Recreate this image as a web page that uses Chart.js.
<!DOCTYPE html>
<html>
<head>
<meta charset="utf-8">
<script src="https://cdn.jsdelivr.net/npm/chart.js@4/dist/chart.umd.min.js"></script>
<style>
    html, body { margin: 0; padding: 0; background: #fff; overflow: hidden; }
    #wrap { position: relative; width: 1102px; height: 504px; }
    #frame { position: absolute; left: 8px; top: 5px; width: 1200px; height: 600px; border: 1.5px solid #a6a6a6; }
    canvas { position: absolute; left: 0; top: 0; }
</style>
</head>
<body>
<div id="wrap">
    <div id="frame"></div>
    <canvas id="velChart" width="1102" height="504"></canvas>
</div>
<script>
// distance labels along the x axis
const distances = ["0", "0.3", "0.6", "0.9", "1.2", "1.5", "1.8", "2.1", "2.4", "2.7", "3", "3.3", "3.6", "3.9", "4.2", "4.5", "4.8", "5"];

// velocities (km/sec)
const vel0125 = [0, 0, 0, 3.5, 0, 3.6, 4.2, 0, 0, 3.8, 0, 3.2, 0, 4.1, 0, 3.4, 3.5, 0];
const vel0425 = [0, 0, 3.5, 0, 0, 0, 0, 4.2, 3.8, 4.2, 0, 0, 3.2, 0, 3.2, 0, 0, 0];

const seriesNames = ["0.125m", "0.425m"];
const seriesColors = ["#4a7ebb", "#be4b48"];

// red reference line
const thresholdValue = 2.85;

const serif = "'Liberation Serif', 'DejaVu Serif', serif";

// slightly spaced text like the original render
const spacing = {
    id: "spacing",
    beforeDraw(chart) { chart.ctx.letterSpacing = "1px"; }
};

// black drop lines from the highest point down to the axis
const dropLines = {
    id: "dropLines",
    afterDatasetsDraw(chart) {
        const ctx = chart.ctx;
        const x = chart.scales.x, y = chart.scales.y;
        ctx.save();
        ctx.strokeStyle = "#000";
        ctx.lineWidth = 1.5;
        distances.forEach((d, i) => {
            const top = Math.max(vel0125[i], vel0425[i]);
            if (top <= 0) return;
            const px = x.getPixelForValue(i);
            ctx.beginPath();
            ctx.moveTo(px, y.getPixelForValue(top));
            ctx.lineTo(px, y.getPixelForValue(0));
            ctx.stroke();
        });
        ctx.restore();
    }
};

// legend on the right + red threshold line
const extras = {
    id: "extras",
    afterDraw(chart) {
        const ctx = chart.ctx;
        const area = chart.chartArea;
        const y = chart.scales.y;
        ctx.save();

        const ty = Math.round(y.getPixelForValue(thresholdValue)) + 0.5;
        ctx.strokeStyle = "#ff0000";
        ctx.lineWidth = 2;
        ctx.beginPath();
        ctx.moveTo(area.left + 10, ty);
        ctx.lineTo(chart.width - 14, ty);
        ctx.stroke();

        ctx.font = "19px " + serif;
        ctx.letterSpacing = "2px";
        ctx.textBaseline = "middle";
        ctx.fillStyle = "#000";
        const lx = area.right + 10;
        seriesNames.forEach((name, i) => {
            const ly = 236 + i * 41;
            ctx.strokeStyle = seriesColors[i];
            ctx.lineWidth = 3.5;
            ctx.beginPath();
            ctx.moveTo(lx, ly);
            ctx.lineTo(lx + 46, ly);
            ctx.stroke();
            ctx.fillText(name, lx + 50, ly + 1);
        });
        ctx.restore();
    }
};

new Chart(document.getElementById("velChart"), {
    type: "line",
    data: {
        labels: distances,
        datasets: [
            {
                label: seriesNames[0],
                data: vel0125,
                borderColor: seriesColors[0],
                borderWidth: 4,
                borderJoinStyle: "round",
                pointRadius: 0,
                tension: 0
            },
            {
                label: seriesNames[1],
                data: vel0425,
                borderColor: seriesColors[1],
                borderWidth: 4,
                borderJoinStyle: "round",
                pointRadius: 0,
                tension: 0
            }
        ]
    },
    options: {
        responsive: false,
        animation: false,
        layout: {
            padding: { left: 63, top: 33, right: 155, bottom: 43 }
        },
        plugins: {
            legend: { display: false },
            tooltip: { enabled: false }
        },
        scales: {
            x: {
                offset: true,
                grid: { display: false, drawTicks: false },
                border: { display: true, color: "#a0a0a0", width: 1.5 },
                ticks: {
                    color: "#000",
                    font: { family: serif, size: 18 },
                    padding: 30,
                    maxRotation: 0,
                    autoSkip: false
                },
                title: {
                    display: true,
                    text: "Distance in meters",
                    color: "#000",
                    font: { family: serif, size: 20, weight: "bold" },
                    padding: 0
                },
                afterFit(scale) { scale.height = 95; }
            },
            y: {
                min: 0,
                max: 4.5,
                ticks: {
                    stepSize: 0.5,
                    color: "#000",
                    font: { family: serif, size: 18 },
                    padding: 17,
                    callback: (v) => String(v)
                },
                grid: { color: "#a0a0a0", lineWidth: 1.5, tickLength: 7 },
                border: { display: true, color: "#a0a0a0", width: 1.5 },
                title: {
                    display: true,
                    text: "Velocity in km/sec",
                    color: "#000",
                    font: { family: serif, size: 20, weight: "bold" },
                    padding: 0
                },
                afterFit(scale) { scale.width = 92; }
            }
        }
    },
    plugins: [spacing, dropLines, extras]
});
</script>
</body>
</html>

^^^^^^^^^^^^^^^^

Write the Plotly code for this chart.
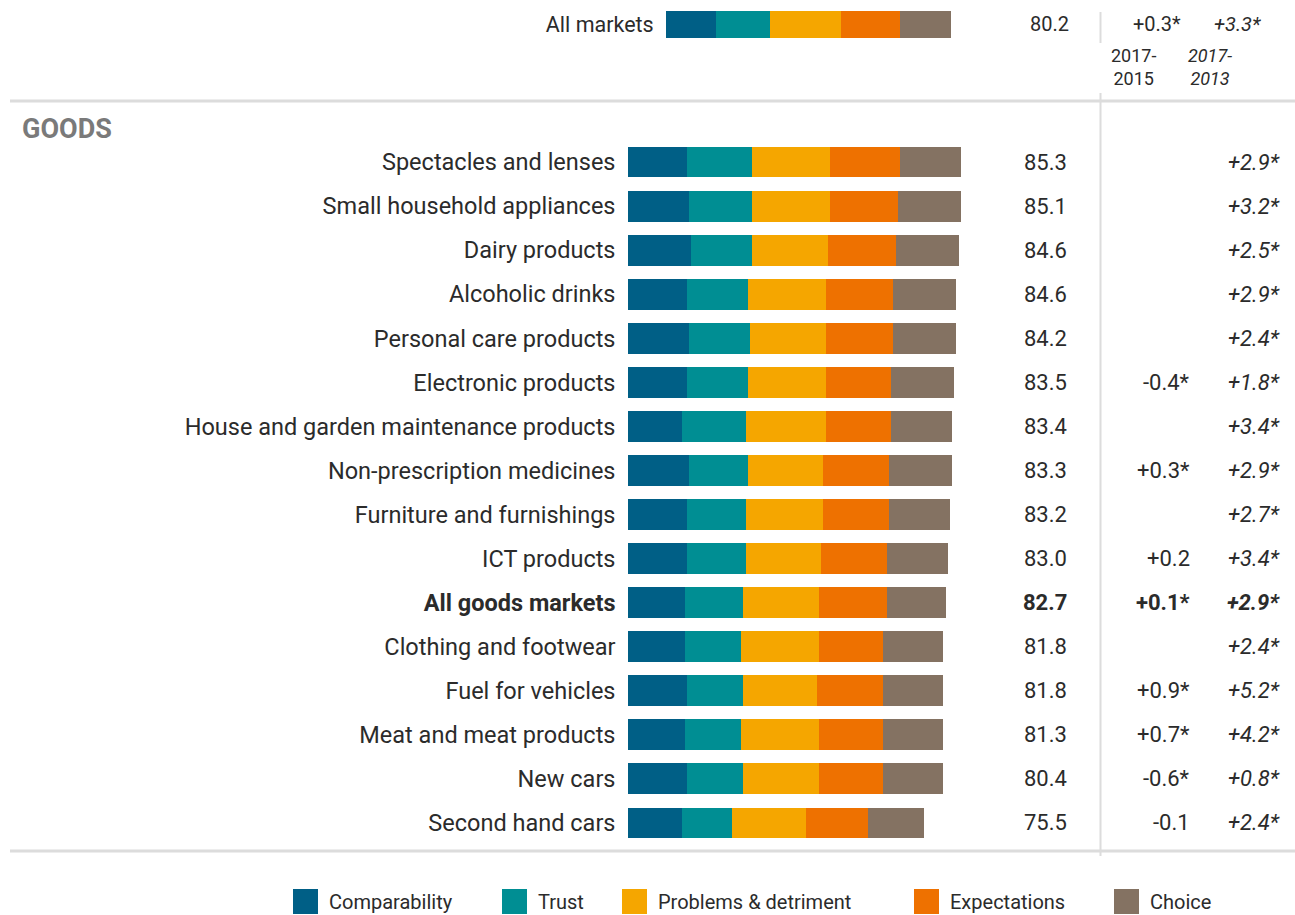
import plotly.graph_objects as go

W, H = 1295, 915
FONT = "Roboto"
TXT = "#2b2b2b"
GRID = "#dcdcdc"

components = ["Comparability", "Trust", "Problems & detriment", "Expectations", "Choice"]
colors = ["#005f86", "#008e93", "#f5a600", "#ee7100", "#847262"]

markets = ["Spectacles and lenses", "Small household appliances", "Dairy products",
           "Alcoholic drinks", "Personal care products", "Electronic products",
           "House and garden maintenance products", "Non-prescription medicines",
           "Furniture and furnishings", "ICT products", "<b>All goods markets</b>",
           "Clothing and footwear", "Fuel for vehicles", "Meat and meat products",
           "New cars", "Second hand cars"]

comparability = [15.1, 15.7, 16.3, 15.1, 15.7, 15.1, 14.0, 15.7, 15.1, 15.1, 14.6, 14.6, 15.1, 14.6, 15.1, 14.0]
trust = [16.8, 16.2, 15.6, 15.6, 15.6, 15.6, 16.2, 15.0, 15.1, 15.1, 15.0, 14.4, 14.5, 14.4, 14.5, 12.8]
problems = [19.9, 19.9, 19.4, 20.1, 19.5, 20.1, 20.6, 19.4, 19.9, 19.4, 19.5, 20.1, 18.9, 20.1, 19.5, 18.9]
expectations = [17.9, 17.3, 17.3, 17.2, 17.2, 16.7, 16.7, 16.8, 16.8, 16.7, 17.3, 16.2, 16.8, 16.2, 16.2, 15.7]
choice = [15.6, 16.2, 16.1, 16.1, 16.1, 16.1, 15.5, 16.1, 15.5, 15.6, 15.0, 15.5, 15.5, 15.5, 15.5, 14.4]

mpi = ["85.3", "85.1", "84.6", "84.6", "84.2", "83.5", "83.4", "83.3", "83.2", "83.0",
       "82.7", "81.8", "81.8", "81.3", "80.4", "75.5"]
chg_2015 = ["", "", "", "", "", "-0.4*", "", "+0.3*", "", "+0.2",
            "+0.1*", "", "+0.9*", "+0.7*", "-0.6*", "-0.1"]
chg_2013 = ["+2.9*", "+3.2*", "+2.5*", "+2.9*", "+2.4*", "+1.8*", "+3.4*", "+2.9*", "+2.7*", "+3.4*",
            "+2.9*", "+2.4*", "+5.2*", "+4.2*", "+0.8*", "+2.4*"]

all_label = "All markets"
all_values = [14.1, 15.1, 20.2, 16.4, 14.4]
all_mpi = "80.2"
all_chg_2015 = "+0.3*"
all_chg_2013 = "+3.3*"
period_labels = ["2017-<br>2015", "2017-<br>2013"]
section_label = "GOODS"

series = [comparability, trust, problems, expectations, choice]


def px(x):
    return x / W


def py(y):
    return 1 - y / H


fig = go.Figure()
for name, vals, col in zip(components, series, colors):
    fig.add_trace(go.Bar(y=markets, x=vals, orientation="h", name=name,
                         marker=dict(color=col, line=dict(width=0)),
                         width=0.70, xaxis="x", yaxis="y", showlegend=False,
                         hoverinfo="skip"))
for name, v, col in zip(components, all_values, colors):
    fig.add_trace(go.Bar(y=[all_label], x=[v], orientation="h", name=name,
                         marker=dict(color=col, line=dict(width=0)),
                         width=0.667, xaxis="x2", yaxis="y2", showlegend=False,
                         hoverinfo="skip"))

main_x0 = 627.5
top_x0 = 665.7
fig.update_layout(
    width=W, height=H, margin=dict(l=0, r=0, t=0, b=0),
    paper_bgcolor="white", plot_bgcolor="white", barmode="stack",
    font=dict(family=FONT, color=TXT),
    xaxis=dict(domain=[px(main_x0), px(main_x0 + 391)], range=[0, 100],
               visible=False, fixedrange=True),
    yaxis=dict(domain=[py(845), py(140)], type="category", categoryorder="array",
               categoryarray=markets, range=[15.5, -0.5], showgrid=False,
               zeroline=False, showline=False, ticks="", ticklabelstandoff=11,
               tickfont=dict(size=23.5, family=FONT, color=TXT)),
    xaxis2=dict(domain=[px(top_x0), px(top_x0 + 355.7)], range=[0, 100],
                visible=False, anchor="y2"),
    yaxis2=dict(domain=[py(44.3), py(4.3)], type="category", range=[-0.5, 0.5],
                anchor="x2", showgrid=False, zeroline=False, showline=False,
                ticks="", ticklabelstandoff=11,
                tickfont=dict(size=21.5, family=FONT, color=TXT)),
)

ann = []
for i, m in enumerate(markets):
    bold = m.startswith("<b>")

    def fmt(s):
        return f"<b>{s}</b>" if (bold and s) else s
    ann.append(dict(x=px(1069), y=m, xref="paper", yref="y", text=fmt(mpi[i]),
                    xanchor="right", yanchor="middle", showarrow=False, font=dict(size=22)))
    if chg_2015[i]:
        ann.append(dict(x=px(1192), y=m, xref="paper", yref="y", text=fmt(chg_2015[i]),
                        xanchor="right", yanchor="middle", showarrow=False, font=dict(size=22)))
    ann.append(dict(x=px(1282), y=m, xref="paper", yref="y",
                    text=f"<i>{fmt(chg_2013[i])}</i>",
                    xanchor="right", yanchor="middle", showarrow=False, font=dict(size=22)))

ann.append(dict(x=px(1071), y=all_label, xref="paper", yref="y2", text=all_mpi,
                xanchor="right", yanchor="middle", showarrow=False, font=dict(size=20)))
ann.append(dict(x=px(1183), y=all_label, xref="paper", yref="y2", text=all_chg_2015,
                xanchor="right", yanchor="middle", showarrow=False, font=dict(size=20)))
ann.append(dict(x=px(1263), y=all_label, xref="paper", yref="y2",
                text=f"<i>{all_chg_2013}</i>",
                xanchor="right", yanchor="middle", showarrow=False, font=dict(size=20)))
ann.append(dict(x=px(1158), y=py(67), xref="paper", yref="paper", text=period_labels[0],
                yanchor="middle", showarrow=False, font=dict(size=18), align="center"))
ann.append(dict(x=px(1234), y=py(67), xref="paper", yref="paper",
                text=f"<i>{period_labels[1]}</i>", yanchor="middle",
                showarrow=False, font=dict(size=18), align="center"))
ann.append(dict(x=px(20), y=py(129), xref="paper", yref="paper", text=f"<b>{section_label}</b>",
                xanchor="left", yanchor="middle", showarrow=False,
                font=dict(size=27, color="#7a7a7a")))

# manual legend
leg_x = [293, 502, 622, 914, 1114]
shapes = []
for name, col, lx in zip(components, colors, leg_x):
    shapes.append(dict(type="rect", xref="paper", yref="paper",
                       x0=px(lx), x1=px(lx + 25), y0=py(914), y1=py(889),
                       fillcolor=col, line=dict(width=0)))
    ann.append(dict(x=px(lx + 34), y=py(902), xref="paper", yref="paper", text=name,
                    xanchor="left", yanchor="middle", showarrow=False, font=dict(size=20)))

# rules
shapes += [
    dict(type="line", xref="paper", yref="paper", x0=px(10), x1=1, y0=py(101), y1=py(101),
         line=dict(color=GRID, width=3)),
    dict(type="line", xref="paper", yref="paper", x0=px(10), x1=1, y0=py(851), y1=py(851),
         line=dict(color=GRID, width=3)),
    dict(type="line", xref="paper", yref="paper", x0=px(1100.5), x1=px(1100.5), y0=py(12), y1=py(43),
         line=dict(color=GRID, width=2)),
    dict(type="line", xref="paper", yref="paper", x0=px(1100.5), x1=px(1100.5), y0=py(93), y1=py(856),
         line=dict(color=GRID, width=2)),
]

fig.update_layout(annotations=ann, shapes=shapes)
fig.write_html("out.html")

^^^^^^^^^^^^^^^^

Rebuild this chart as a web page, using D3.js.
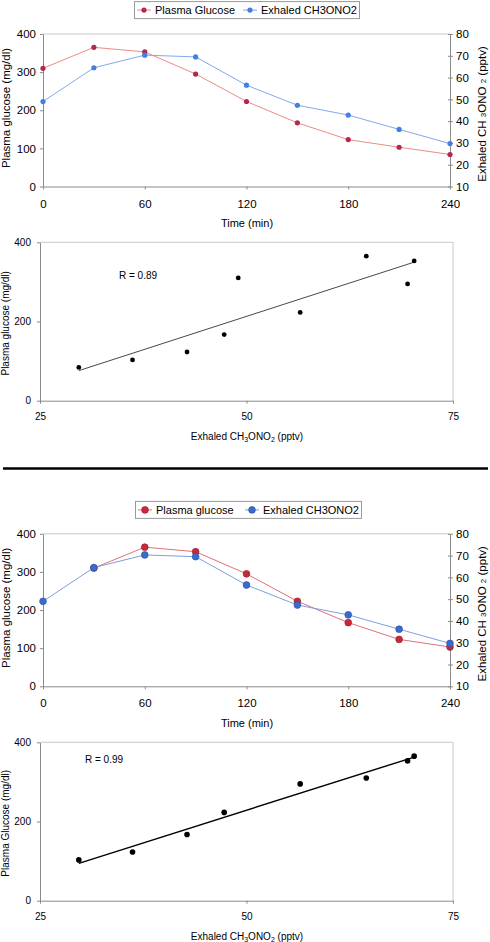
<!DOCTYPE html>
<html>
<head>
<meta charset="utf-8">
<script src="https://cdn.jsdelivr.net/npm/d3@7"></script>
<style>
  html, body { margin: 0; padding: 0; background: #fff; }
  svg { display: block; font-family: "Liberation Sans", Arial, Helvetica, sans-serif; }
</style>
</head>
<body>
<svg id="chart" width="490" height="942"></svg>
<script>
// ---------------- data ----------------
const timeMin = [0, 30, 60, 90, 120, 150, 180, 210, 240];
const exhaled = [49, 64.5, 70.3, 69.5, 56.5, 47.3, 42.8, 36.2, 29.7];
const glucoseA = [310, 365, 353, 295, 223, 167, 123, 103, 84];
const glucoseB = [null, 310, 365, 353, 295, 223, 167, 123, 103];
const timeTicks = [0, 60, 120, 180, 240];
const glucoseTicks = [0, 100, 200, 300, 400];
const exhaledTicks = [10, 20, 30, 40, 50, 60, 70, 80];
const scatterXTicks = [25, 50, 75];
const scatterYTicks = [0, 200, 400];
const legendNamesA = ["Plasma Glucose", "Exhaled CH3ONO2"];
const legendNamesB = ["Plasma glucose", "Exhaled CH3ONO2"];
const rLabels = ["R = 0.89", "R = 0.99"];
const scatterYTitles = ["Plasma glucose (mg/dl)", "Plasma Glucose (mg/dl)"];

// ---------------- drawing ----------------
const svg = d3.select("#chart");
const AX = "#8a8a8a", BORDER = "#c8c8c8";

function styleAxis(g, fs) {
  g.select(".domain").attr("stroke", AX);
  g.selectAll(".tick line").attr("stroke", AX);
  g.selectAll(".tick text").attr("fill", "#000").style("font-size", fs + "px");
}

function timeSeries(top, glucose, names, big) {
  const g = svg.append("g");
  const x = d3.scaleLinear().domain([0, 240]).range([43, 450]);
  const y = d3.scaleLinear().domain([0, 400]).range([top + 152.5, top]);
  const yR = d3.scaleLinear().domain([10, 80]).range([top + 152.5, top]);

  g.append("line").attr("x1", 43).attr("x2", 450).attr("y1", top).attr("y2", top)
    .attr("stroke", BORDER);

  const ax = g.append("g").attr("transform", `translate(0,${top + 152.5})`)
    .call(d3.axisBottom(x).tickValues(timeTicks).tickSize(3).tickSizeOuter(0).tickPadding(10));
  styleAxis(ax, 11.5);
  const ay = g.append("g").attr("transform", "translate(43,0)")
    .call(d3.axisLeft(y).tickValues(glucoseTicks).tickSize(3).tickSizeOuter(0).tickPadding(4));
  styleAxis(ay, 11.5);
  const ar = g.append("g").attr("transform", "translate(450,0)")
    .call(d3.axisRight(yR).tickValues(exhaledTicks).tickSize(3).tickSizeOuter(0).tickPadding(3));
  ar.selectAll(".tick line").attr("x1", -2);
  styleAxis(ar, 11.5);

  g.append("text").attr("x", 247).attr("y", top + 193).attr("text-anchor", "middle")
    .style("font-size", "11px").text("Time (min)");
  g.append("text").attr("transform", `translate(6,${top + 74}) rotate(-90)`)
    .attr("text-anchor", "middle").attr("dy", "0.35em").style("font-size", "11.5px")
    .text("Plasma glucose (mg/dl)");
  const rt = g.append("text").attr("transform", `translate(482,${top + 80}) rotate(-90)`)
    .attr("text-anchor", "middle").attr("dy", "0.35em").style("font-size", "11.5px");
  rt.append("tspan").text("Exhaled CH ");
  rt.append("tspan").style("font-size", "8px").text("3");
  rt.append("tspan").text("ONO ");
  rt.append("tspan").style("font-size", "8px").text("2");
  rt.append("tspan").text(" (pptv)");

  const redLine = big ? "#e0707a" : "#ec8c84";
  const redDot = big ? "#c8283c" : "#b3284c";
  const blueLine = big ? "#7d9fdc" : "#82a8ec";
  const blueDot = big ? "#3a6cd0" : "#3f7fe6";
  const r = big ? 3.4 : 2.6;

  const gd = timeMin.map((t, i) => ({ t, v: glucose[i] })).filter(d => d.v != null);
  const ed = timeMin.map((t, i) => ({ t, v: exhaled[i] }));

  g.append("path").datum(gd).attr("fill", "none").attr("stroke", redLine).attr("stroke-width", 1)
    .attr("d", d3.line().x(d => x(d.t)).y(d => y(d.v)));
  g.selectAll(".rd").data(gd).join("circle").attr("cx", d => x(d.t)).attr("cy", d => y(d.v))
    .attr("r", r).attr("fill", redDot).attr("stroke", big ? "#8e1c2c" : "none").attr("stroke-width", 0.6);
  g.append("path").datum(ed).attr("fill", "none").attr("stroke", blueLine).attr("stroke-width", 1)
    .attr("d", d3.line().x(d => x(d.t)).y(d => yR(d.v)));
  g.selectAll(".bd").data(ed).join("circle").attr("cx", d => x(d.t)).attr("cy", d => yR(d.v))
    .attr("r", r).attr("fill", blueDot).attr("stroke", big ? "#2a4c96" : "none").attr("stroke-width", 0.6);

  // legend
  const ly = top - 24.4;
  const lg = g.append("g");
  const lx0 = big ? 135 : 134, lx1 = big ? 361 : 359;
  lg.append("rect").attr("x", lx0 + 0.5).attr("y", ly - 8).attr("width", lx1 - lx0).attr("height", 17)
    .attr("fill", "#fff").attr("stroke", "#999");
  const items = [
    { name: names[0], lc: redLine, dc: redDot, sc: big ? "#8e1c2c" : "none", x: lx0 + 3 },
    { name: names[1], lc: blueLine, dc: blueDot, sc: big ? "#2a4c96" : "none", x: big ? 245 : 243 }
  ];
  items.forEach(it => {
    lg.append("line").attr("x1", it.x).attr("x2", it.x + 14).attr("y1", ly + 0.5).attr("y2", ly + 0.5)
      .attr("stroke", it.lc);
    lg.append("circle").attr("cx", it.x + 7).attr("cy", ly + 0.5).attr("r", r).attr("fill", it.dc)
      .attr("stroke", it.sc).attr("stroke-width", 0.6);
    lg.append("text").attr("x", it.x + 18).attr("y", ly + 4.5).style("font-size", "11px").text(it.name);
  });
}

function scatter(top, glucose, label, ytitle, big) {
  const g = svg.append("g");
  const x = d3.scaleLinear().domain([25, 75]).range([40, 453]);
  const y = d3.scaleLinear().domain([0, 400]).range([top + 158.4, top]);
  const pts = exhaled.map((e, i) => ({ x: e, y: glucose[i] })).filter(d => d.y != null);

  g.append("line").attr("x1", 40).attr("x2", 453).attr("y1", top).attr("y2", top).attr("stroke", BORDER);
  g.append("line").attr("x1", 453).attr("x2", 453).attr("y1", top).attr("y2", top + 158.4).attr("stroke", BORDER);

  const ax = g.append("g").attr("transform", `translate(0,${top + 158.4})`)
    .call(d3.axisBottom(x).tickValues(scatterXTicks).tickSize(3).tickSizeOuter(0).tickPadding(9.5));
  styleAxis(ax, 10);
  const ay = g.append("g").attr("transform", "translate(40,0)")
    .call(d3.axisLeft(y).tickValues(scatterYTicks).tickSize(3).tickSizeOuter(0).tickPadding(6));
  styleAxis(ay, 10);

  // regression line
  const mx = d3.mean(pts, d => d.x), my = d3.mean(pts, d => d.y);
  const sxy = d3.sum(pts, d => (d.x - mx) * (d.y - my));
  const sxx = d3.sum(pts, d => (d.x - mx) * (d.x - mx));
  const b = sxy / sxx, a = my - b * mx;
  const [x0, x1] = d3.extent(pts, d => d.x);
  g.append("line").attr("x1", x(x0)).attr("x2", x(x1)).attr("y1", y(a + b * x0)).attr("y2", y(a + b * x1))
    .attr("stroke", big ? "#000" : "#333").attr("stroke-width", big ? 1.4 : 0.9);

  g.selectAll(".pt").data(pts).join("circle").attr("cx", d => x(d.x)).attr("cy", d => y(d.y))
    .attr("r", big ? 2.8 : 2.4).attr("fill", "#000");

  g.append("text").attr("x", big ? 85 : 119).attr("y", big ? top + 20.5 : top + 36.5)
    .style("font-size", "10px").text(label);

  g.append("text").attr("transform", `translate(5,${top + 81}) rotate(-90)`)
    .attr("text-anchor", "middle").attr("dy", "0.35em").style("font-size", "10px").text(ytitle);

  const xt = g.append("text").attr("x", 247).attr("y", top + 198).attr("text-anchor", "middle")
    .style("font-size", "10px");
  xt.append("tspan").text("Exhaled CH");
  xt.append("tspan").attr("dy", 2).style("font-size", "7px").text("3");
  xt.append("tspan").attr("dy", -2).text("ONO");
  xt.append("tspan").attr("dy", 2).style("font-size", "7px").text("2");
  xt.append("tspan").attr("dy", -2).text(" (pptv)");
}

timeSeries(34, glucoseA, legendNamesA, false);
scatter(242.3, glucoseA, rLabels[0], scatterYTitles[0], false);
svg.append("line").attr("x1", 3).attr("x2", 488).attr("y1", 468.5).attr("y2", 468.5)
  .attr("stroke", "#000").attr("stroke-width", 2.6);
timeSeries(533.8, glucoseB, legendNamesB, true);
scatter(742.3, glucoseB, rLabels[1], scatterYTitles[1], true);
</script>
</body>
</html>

^^^^^^^^^^^^^^^^

- **THE TASK**
Will you return exactly the lines above from the one with "Recreate this image" down to the one with "3.2, 0, 0, 0];", counting both as part of the range?

- **RESULT OF THE EXERCISE**
Recreate this image as a web page that uses Chart.js.
<!DOCTYPE html>
<html>
<head>
<meta charset="utf-8">
<script src="https://cdn.jsdelivr.net/npm/chart.js@4/dist/chart.umd.min.js"></script>
<style>
    html, body { margin: 0; padding: 0; background: #fff; overflow: hidden; }
    #wrap { position: relative; width: 1102px; height: 504px; }
    #frame { position: absolute; left: 8px; top: 5px; width: 1200px; height: 600px; border: 1.5px solid #a6a6a6; }
    canvas { position: absolute; left: 0; top: 0; }
</style>
</head>
<body>
<div id="wrap">
    <div id="frame"></div>
    <canvas id="velChart" width="1102" height="504"></canvas>
</div>
<script>
// distance labels along the x axis
const distances = ["0", "0.3", "0.6", "0.9", "1.2", "1.5", "1.8", "2.1", "2.4", "2.7", "3", "3.3", "3.6", "3.9", "4.2", "4.5", "4.8", "5"];

// velocities (km/sec)
const vel0125 = [0, 0, 0, 3.5, 0, 3.6, 4.2, 0, 0, 3.8, 0, 3.2, 0, 4.1, 0, 3.4, 3.5, 0];
const vel0425 = [0, 0, 3.5, 0, 0, 0, 0, 4.2, 3.8, 4.2, 0, 0, 3.2, 0, 3.2, 0, 0, 0];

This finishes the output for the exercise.